We got a lot of doc style briefs where the agency wants us to find the story. It’s not a quick fix though. Sadly not everyone realises that..

There has been an increased desire for mixed format work, especially amoungst the younger directors. A decline in the need for ‘real people’/documentary work.

The major creative trend is creatives actually writing simpler ideas to fit within the budget and timing constraints. Longer-format ideas, however, have gained traction.

Clients are still wanting those big TVCs but we’re really beginning to see the wealth of mini-series, content films and documentaries

Reflecting diversity continues to be big on the creative agenda.

We’re seeing much more demand for comedy – partly because it’s cheaper to make, but also because it reflects a desire by brands to lift the national mood.

Sweet Shop
More than ever, it’s about a simple, core idea expressed well and that makes me feel something.

What are you making outside of TV/Cinema ads?
Watership Down for the BBC/Netflix. Snapchat, Facebook, Instagram specific content. Music videos, short films, experiential.
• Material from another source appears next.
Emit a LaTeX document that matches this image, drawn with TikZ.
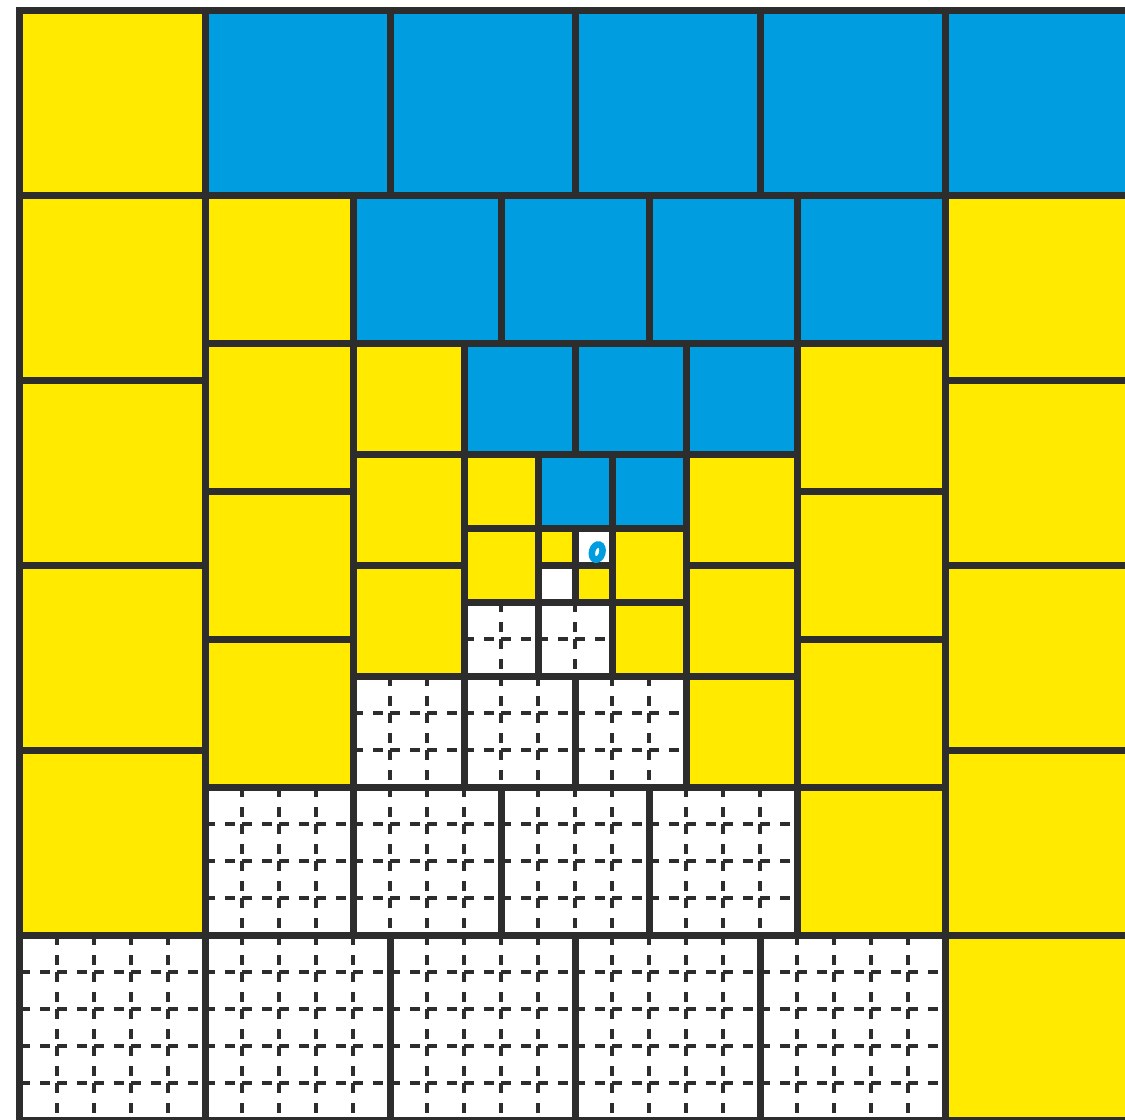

We’re developing I is Pig with Emer Stamp, Simon Pegg and Nick Frost. Don’t Hug Me I’m Scared is set to become a big budget US TV show.
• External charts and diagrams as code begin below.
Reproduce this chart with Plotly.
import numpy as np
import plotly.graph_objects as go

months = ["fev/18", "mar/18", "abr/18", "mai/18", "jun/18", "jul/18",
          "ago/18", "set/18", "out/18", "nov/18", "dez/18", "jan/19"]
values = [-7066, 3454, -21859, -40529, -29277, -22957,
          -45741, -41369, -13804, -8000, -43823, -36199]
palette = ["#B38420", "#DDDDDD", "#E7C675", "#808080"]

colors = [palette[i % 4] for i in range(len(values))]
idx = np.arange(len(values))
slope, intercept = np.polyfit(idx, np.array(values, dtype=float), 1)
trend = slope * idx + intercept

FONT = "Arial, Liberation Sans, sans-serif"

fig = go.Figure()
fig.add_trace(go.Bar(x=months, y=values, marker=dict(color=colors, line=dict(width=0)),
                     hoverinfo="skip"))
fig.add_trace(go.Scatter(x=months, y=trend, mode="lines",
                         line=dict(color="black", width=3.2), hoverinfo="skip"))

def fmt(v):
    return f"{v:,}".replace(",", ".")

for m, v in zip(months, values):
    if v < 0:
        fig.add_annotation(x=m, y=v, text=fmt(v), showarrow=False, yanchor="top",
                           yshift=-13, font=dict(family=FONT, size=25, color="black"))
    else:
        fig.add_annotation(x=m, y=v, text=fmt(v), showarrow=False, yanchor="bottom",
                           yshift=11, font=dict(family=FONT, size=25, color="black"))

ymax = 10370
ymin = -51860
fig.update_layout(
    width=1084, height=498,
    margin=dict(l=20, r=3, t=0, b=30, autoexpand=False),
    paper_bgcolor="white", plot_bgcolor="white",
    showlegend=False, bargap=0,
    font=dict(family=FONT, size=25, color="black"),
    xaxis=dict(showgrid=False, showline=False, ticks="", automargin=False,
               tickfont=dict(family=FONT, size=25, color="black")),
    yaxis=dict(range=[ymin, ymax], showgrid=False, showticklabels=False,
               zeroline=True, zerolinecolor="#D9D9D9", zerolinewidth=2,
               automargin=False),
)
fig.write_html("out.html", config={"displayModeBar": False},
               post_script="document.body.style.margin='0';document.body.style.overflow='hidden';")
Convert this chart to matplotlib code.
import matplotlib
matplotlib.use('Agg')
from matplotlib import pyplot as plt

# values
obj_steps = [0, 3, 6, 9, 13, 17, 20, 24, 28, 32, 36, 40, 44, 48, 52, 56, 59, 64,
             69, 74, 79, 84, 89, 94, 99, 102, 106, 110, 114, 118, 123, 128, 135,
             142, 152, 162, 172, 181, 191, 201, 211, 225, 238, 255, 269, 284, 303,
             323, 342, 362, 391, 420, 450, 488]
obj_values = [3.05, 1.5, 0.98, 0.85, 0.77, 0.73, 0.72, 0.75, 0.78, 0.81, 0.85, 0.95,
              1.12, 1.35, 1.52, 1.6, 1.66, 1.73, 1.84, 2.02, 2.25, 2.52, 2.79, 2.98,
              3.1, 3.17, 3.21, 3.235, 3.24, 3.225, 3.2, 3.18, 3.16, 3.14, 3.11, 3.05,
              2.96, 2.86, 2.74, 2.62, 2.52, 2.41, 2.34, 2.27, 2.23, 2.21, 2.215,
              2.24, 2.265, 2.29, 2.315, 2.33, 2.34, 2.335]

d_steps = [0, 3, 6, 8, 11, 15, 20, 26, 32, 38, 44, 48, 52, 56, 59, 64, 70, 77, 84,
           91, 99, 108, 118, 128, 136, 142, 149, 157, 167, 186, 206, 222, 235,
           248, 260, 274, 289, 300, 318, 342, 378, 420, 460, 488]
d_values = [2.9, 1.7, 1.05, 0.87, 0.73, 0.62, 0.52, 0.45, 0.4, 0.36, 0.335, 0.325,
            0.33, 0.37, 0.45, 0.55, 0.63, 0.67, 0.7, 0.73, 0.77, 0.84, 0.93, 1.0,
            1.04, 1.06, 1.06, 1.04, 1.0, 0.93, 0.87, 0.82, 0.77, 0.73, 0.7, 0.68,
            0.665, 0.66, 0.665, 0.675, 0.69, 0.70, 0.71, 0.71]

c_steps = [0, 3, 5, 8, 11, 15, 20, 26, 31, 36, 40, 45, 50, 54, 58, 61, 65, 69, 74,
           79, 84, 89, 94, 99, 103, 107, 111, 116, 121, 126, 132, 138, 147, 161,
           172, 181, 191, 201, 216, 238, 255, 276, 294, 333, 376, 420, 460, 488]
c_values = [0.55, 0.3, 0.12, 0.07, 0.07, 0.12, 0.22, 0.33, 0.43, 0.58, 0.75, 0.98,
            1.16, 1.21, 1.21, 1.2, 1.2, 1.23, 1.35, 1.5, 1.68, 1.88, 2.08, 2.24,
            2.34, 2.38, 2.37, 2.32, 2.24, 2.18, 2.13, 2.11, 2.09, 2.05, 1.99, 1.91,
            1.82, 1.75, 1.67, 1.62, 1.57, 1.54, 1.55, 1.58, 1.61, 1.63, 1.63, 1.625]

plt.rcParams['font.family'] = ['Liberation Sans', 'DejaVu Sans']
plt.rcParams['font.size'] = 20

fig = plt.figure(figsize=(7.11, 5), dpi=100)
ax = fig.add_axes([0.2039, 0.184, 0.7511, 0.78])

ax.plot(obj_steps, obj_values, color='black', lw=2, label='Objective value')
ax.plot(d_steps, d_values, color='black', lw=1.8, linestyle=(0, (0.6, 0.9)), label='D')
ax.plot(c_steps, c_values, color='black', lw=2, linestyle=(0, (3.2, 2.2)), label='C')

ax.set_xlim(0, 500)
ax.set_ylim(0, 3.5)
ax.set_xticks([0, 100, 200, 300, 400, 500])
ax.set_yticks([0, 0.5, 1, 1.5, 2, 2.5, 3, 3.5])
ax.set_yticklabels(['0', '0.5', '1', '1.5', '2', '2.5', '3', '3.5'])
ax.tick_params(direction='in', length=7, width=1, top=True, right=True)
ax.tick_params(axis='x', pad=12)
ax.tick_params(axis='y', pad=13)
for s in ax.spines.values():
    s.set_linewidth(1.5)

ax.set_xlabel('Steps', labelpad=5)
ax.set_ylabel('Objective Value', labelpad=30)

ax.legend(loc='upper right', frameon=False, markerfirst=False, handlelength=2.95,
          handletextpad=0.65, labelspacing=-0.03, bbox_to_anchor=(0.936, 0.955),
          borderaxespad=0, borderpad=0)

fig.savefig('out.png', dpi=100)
Developing films and documentaries

Hungry man
Client direct TVC’s and web content, documentaries, movies.

Hunky dory
We are making web sponsored shows for clients and branded content in features and standalone creative films.

Kidspiration – (
An online factual channel for kids.

Great guns
We’ve recently opened our first Gastro Pub. The new venture, Great Guns Social, echoes Great Guns support of new talent by providing a showcase for new chefs. 

We crafted the ‘1600’ augmented reality app for the President Obama administration and Bafta nominated AR app The Gruffalo Spotter,

Continue to collaborate with Kate Dawkins studio on projection mapping live events & installations.
Pulse Films
Film, scripted and unscripted television, music video, live music, branded content and brand funded programming.

Music videos, shorts, feature films, branded and digital content, DOOH, AR and VR, physical installations.